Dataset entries
#####
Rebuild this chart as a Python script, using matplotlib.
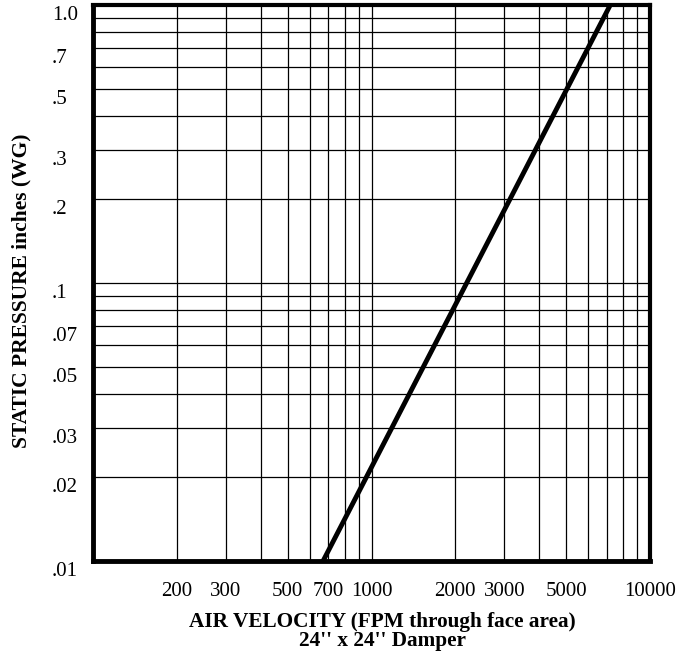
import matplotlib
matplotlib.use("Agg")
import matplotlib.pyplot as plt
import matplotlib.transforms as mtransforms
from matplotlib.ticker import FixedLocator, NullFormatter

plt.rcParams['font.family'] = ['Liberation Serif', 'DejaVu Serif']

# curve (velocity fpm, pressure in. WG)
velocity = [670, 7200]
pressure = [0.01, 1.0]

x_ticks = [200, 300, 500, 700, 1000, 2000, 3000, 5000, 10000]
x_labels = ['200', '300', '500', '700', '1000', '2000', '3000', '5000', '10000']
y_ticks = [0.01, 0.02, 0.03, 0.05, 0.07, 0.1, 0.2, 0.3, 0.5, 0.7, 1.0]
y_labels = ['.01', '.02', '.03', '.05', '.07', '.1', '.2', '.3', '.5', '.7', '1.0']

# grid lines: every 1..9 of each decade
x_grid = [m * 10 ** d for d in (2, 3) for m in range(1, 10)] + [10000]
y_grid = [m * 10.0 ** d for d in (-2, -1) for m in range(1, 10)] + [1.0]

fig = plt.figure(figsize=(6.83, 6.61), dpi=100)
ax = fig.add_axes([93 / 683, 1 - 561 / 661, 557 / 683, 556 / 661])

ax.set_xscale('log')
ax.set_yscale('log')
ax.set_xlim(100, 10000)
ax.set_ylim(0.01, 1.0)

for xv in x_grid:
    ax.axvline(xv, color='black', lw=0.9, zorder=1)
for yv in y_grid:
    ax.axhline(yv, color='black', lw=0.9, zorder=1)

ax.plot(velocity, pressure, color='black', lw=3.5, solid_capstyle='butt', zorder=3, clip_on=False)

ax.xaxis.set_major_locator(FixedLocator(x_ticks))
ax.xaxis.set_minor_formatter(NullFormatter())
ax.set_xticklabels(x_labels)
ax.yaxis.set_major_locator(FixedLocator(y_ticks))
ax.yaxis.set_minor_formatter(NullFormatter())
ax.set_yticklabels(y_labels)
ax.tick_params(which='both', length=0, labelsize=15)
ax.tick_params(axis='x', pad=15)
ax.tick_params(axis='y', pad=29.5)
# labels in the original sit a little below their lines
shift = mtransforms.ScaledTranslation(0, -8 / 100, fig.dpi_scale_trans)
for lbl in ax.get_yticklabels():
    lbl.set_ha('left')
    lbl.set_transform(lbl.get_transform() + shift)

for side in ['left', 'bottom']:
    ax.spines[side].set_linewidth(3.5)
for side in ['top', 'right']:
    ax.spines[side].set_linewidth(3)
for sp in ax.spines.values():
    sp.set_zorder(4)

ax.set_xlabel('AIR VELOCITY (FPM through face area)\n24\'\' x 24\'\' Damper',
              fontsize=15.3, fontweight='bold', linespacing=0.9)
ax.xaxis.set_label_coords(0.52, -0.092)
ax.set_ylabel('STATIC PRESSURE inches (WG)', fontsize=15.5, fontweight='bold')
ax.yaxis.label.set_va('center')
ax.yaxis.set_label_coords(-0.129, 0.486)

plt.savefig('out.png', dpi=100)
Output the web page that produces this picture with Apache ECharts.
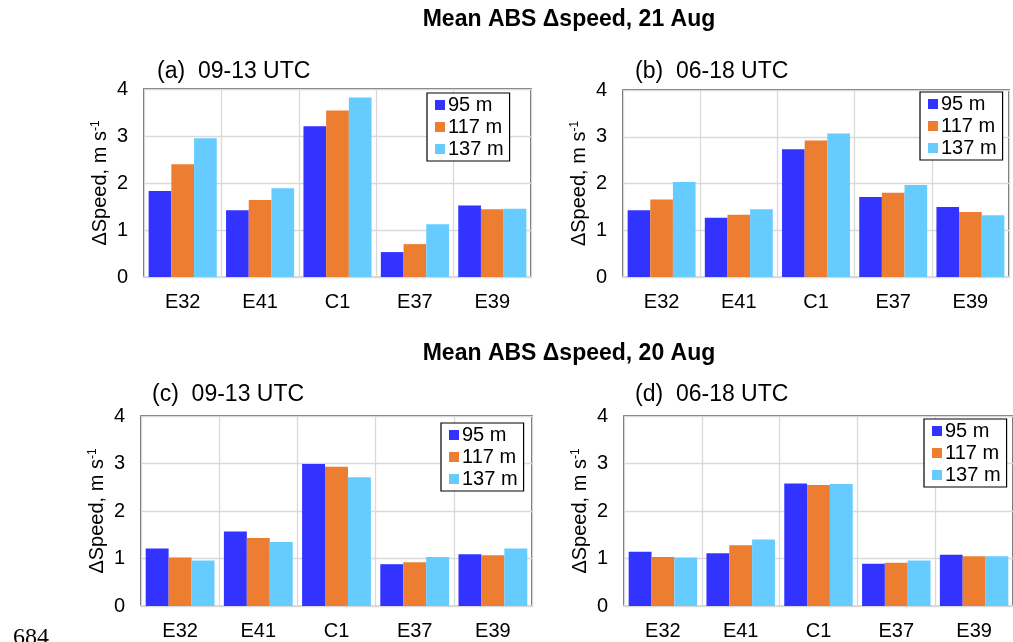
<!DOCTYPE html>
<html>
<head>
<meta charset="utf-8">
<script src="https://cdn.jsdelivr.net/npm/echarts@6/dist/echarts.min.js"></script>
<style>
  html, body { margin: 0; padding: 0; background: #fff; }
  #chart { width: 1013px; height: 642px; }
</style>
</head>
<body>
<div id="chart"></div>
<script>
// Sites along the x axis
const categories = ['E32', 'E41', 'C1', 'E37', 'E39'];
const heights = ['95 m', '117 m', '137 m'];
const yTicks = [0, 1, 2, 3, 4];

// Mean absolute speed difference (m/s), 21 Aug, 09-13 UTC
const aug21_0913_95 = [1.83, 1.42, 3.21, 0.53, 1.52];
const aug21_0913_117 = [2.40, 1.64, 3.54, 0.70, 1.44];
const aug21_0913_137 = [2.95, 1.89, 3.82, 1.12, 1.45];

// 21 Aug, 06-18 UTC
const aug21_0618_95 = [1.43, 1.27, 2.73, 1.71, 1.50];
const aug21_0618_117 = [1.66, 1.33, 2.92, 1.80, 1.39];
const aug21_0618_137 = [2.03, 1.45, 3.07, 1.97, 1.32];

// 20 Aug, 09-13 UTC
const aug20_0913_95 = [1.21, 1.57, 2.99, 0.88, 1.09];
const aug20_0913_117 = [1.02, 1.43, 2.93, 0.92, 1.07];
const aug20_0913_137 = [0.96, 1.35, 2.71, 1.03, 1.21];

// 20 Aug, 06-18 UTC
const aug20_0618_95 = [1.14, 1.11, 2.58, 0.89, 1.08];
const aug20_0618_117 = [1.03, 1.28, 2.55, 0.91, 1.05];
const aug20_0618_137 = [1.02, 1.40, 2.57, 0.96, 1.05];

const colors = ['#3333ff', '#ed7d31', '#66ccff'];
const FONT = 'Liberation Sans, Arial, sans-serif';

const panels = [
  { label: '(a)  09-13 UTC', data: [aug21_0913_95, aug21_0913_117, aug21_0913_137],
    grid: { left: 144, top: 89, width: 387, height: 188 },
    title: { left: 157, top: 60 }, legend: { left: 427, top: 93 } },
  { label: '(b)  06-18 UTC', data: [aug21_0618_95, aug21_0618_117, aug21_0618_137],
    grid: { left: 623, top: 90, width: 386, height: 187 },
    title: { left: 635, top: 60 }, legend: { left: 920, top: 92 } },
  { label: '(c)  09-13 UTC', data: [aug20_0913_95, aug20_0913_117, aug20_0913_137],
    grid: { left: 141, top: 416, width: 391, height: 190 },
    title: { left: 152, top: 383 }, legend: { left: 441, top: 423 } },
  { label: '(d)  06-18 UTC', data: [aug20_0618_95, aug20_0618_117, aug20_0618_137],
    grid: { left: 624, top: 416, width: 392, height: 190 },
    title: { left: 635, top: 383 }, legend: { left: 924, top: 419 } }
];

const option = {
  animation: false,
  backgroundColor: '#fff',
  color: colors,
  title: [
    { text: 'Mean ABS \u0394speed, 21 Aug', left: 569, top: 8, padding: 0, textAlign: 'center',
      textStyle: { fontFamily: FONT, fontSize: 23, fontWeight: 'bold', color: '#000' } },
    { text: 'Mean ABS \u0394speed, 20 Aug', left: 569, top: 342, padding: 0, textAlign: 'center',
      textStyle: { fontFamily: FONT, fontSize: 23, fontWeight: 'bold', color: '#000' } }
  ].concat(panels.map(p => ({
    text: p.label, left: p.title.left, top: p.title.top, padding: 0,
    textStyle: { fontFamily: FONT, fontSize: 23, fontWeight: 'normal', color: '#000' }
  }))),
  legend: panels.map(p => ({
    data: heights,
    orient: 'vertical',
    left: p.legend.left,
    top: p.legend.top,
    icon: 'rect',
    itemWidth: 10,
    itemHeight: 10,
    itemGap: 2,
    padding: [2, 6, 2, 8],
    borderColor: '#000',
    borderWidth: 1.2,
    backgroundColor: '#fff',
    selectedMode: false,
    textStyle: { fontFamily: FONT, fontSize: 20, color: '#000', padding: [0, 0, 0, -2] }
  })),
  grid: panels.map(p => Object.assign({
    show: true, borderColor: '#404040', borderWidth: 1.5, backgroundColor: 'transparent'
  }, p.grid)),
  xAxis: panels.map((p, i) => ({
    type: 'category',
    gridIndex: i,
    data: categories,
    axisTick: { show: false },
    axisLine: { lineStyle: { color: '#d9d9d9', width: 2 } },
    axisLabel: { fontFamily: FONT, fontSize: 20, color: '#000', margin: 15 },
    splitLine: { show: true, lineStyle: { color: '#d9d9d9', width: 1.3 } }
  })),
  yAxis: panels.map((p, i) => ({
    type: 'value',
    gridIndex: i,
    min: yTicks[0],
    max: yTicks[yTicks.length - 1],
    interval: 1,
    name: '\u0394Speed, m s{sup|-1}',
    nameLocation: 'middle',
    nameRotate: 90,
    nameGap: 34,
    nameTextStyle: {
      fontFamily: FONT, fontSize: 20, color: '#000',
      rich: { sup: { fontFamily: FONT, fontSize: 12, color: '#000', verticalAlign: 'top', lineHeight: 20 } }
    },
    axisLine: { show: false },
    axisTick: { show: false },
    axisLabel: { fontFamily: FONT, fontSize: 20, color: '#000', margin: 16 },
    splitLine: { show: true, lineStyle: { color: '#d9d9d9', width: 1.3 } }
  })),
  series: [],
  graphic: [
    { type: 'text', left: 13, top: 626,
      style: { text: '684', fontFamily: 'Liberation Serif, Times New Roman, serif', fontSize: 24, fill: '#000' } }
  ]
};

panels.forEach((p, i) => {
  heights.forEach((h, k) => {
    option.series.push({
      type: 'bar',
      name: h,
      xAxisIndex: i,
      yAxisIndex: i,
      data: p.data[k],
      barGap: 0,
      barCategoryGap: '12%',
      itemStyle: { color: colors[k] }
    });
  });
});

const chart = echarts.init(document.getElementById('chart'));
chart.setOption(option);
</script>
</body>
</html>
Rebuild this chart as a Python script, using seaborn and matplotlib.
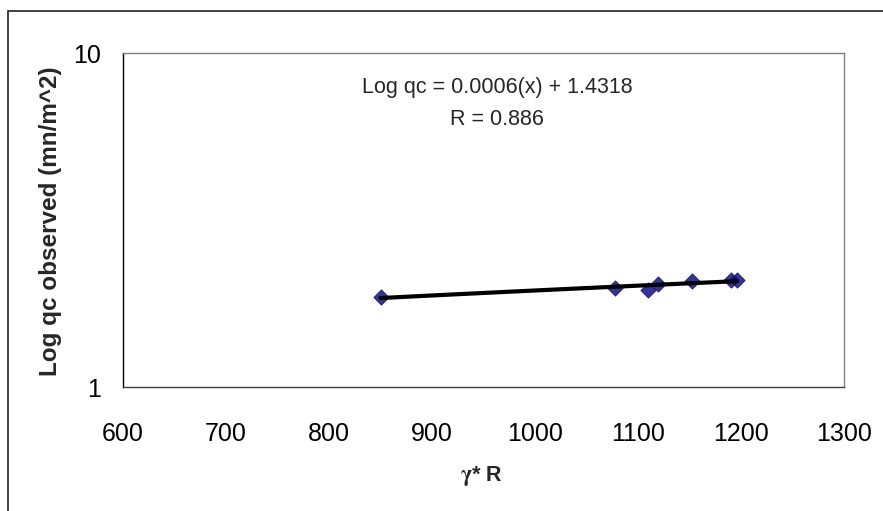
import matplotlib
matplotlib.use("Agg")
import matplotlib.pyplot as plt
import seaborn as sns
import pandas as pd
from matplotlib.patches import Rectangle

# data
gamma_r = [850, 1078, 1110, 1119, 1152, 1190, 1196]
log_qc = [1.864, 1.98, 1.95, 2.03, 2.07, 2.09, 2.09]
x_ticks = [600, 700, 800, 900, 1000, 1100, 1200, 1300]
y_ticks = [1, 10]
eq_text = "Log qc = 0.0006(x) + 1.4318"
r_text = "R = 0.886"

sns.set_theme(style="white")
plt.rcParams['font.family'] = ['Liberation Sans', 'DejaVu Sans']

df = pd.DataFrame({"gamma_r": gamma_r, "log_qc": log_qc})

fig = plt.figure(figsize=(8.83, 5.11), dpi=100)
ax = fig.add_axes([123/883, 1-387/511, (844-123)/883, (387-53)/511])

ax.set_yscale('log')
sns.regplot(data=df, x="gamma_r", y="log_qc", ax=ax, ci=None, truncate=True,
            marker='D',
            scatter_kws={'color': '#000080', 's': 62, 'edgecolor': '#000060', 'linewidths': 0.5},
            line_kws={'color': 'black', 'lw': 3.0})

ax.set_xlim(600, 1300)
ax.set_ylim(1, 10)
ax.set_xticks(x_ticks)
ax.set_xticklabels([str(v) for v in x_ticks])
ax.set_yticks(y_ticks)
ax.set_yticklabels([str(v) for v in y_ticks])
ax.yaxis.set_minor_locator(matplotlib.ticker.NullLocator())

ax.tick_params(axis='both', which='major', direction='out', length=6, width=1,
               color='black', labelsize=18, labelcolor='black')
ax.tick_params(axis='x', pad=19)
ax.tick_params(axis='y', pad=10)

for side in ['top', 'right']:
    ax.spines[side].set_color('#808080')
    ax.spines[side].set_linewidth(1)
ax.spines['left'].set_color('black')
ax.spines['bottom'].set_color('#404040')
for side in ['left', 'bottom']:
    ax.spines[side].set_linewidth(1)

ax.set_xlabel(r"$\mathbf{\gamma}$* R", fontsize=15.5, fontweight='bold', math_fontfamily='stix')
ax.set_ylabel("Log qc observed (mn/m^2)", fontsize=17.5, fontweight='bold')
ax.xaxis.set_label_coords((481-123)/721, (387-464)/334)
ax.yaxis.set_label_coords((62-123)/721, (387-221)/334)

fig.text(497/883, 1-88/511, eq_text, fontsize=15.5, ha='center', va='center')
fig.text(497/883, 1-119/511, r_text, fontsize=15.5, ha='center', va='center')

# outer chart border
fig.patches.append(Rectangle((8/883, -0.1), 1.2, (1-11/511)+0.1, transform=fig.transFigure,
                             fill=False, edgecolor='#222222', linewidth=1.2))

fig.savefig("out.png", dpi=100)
#####
SHORT PROBLEM: Reproduce exactly the section that begins with the line containing "Rebuild this chart as a Python script, using seaborn" and ends with the line containing "1-387/511, (844-123)/883, (387-53)/511])". Both boundary lines belong in the copy, but pictures do not.

RESULT BELOW:
Rebuild this chart as a Python script, using seaborn and matplotlib.
import matplotlib
matplotlib.use("Agg")
import matplotlib.pyplot as plt
import seaborn as sns
import pandas as pd
from matplotlib.patches import Rectangle

# data
gamma_r = [850, 1078, 1110, 1119, 1152, 1190, 1196]
log_qc = [1.864, 1.98, 1.95, 2.03, 2.07, 2.09, 2.09]
x_ticks = [600, 700, 800, 900, 1000, 1100, 1200, 1300]
y_ticks = [1, 10]
eq_text = "Log qc = 0.0006(x) + 1.4318"
r_text = "R = 0.886"

sns.set_theme(style="white")
plt.rcParams['font.family'] = ['Liberation Sans', 'DejaVu Sans']

df = pd.DataFrame({"gamma_r": gamma_r, "log_qc": log_qc})

fig = plt.figure(figsize=(8.83, 5.11), dpi=100)
ax = fig.add_axes([123/883, 1-387/511, (844-123)/883, (387-53)/511])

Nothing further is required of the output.